Diante de uma população gigante e disciplinada e da certeza de que ninguém ousaria questioná-lo, Mao lançou o Grande Salto À Frente, obrigando milhões de chineses a abandonarem suas pequenas plantações de subsistência para trabalharem sem folga em fazendas coletivas e indústrias do Estado. Mas a utopia econômica maoísta, que incluía projetos para a produção de aço em miniusinas de quintal, teve um final trágico. Como diz o historiador Eric Hobsbawm no livro A Era dos Extremos, o Grande Salto terminou produzindo a “grande fome de 1959-61”, provavelmente a maior do século 20. Pesquisadores estimam que 30 milhões de pessoas morreram em conseqüência do delirante projeto. Mao reconheceu tarde demais os erros do plano – e a China acabou tendo que importar grãos do Canadá.

Linha dura pop

Em 1959, Mao foi substituído por Liu Shaoqi na presidência da China. Mesmo assim, manteve o controle do Partido Comunista – e continuou sendo a pessoa mais poderosa do país. Mas, em meados dos anos 60, o partido começa a sofrer uma divisão interna, com membros questionando a eficácia das políticas de Mao. Sob influência do revisionismo soviético contra a figura de Stálin, o culto à personalidade do líder chinês começa a sofrer críticas. É então que Mao lança um contra-ataque inesperado, que mergulha a China num período de violência. Com mais de 70 anos, ele se alia aos jovens para enfrentar os burocratas e o “revisionismo burguês” que, segundo ele, havia contaminado o partido. Milhões de jovens seguem seu apelo e dão início à chamada Revolução Cultural, cujo principal objetivo seria manter vivo o “espírito revolucionário”. Na prática, a Revolução Cultural se tornou uma espécie de inquisição comunista a todos os suspeitos de adotarem “hábitos burgueses”, o que levou milhares de pessoas à morte (veja quadro na página 36).

Na época, sua aliança com a juventude parecia trazer um sopro de renovação à esquerda mundial, cada vez mais cansada da fisionomia carrancuda do comunismo soviético. A imagem de Mao conquistou espaço nos pôsteres empunhados por estudantes na revolta de maio de 1968, em Paris, e também em quadros do artista pop americano Andy Warhol. E a coletânea de citações maoístas intitulada O Livro Vermelho tornou-se um manual não só para os jovens chineses, como para “revolucionários” de todas as partes do mundo.

No início dos anos 70, de novo com as rédeas do poder nas mãos, Mao abala o equilíbrio de forças da Guerra Fria e realiza uma inesperada aproximação com os Estados Unidos.

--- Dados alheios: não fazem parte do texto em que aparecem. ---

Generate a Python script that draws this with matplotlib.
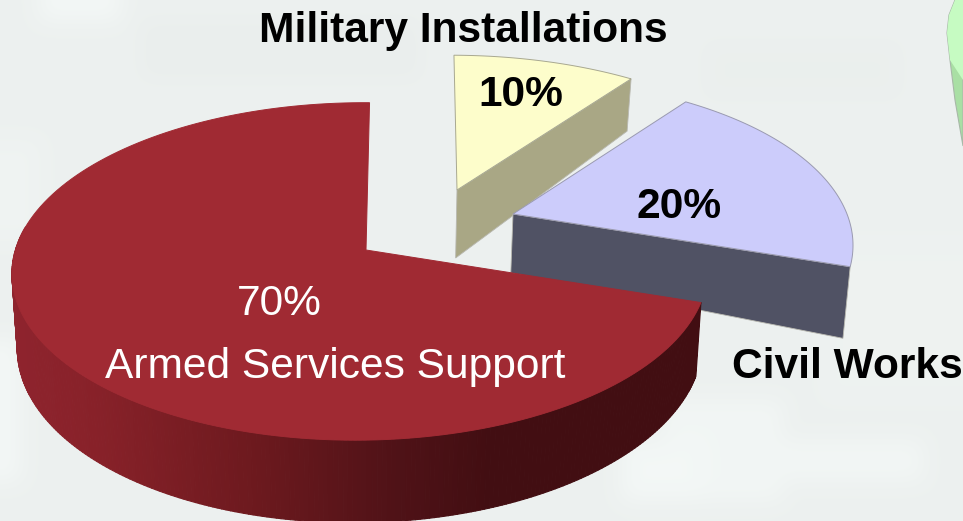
import numpy as np
import matplotlib
matplotlib.use("Agg")
import matplotlib.pyplot as plt
from matplotlib.collections import PolyCollection
from matplotlib.patches import Polygon

plt.rcParams['font.family'] = ['Liberation Sans', 'DejaVu Sans']

W, H = 963, 521

# budget shares, counter-clockwise from 12 o'clock
categories = ["Armed Services Support", "Civil Works", "Military Installations"]
shares = [70, 20, 10]

# slice geometry in pixels: apex, radii, perspective and shear
apex_x = [366, 513, 457]
apex_y = [250, 214, 190]
rad_x = [345, 338, 339]
rad_y = [166, 162, 155]
persp_y = [0.127, 0.20, 0.15]
persp_x = [0.016, 0.012, 0.012]
shear = [4, 4, -3.5]
wall_apex = [72, 59, 68]
wall_rim = [72, 68, 59]

top_colors = ['#a02a33', '#ccccfb', '#fdfdcb']
wall_colors = [None, '#505264', '#a9a785']
edge_colors = ['#a02a33', '#9a9ab0', '#a8a890']

# shading of the red rim from left to right
rim_x = [10, 100, 250, 400, 490, 700]
rim_r = [0.56, 0.53, 0.43, 0.31, 0.26, 0.26]
rim_g = [0.14, 0.13, 0.10, 0.07, 0.055, 0.055]
rim_b = [0.18, 0.16, 0.12, 0.09, 0.07, 0.07]

# outline of the next pie, cut off by the right edge
green_y = [0, 15, 33, 60, 100, 146]
green_x = [955, 949, 947, 950, 955, 963]

# pale blocks of the faded backdrop: x0, x1, y0, y1, grey level
patches = [
    (50, 120, 0, 20, 0.96), (0, 30, 140, 230, 0.945), (0, 20, 350, 470, 0.96),
    (670, 770, 410, 500, 0.955), (620, 700, 440, 500, 0.96), (780, 920, 440, 480, 0.955),
    (830, 963, 250, 400, 0.94), (150, 420, 30, 80, 0.925), (700, 900, 50, 90, 0.928),
]


def project(i, r, t):
    # top face point of slice i at radius r and angle t (radians)
    u, v = r * np.cos(t), r * np.sin(t)
    p = 1 / (1 + persp_y[i] * v + persp_x[i] * u)
    x = apex_x[i] + (rad_x[i] * u + shear[i] * v) * p
    y = apex_y[i] - rad_y[i] * v * p
    return x, y, p


def drop(i, r, t):
    # same point on the bottom face, verticals lean in towards the middle
    x, y, p = project(i, r, t)
    h = (wall_apex[i] + (wall_rim[i] - wall_apex[i]) * r) * p
    return x + (366 - x) * 0.015, y + h


def draw_rim(ax, i, t0, t1, z):
    # curved wall as thin strips shaded across the width
    ts = np.linspace(t0, t1, 240)
    xt, yt, _ = project(i, 1.0, ts)
    xb, yb = drop(i, 1.0, ts)
    quads = [[(xt[k], yt[k]), (xt[k + 1], yt[k + 1]), (xb[k + 1], yb[k + 1]), (xb[k], yb[k])]
             for k in range(len(ts) - 1)]
    mid = (xt[:-1] + xt[1:]) / 2
    cols = np.column_stack([np.interp(mid, rim_x, rim_r), np.interp(mid, rim_x, rim_g),
                            np.interp(mid, rim_x, rim_b)])
    ax.add_collection(PolyCollection(quads, facecolors=cols, edgecolors=cols, linewidths=0.8, zorder=z))


def draw_cut(ax, i, t, z):
    # straight face between apex and rim
    xr, yr, _ = project(i, 1.0, t)
    xd, yd = drop(i, 0.0, t)
    xe, ye = drop(i, 1.0, t)
    ax.add_patch(Polygon([(apex_x[i], apex_y[i]), (xr, yr), (xe, ye), (xd, yd)],
                         fc=wall_colors[i], ec='#b8b8b0', lw=0.6, zorder=z))


def draw_top(ax, i, t0, t1, z):
    x, y, _ = project(i, 1.0, np.linspace(t0, t1, 160))
    pts = np.column_stack([np.r_[apex_x[i], x], np.r_[apex_y[i], y]])
    ax.add_patch(Polygon(pts, fc=top_colors[i], ec=edge_colors[i], lw=0.7, zorder=z))


fig = plt.figure(figsize=(W / 100, H / 100), dpi=100)
ax = fig.add_axes([0, 0, 1, 1])
ax.set_xlim(0, W)
ax.set_ylim(H, 0)
ax.axis('off')

# backdrop at low resolution, smoothed on display
bg = np.full((26, 48), 0.935)
for x0, x1, y0, y1, g in patches:
    bg[int(y0 / 20):int(np.ceil(y1 / 20)), int(x0 / 20):int(np.ceil(x1 / 20))] = g
rgb = np.dstack([bg * 0.993, bg * 1.01, bg * 1.005])
ax.imshow(np.clip(rgb, 0, 1), extent=(0, W, H, 0), interpolation='bicubic', aspect='auto', zorder=0)

# neighbouring pie at the right edge, lit top and darker side
ax.add_patch(Polygon(np.column_stack([green_x + [963, 963], green_y + [146, 0]]),
                     fc='#a9dfa4', ec='#a8b8a8', lw=0.8, zorder=1))
gy = np.array([y for y in green_y if y <= 60] + [80])
gx = np.array([x for x, y in zip(green_x, green_y) if y <= 60] + [963])
ax.add_patch(Polygon(np.column_stack([np.r_[gx, 963], np.r_[gy, 0]]), fc='#c6fbc2', ec='none', zorder=1.5))

# slice angles come straight from the shares
fracs = np.array(shares) / sum(shares)
bounds = np.pi / 2 + 2 * np.pi * np.r_[0, np.cumsum(fracs)]
full = 2 * np.pi

draw_cut(ax, 2, bounds[2] - full, 2)
draw_top(ax, 2, bounds[2] - full, bounds[3] - full, 3)
draw_cut(ax, 1, bounds[1] - full, 4)
draw_top(ax, 1, bounds[1] - full, bounds[2] - full, 5)
draw_rim(ax, 0, np.radians(172), bounds[1], 6)
draw_top(ax, 0, bounds[0], bounds[1], 7)

fs = 30.6
ax.text(259, 42, categories[2], fontsize=fs, fontweight='bold', ha='left', va='baseline', zorder=9)
ax.text(478, 106, f"{shares[2]}%", fontsize=fs, fontweight='bold', ha='left', va='baseline', zorder=9)
ax.text(637, 218, f"{shares[1]}%", fontsize=fs, fontweight='bold', ha='left', va='baseline', zorder=9)
ax.text(732, 378, categories[1], fontsize=fs, fontweight='bold', ha='left', va='baseline', zorder=9)
ax.text(237, 315, f"{shares[0]}%", fontsize=fs, color='white', ha='left', va='baseline', zorder=9)
ax.text(105, 378, categories[0], fontsize=fs, color='white', ha='left', va='baseline', zorder=9)

fig.savefig("out.png", dpi=100)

Em 1960, a China havia cortado relações com Moscou, pois o governo soviético tratava o país como uma ameaça à sua supremacia no mundo comunista – e não como um aliado. Os chineses não podiam aceitar, por exemplo, que Moscou se recusasse a apoiar os projetos nucleares chineses – enquanto emprestava dinheiro para que a Índia, com quem a China havia tido conflitos de fronteira, pudesse desenvolver armas nucleares. Em fevereiro de 1972, Mao Tsé-tung recebe em Pequim Richard Nixon, o primeiro presidente americano a visitar a China.

Foi uma das últimas manobras internacionais de Mao (que ia de encontro aos velhos ataques ao imperialismo americano). Nesse período, ele também deu outro passo decisivo para o futuro da China, ao permitir que Deng Xiaoping, um dos líderes do partido que havia sido expulso durante a Revolução Cultural, pudesse voltar ao poder. Até então, ninguém poderia imaginar que Xiaoping seria o sucessor de Mao.

Em junho de 1976, Mao disse aos dirigentes do partido que sabia de sua morte iminente. Afirmou a seguir que havia feito duas coisas que de fato contavam: expulsara Chiang Kai-shek para a “ilhazinha” de Formosa e havia “pedido aos japoneses que voltassem para a sua terra ancestral”, numa alusão à expulsão deles após a Segunda Guerra. No dia 9 de setembro daquele ano, Mao morreu de ataque cardíaco. Seus últimos atos prepararam o terreno para que a China desse o seu verdadeiro grande salto, ao abrir seu mercado para o mundo. No ano passado, o país se transformou na quarta maior economia mundial, ultrapassando pela primeira vez a Inglaterra, como sonhara Mao – e ficando atrás apenas dos Estados Unidos, Alemanha e Japão. Por enquanto.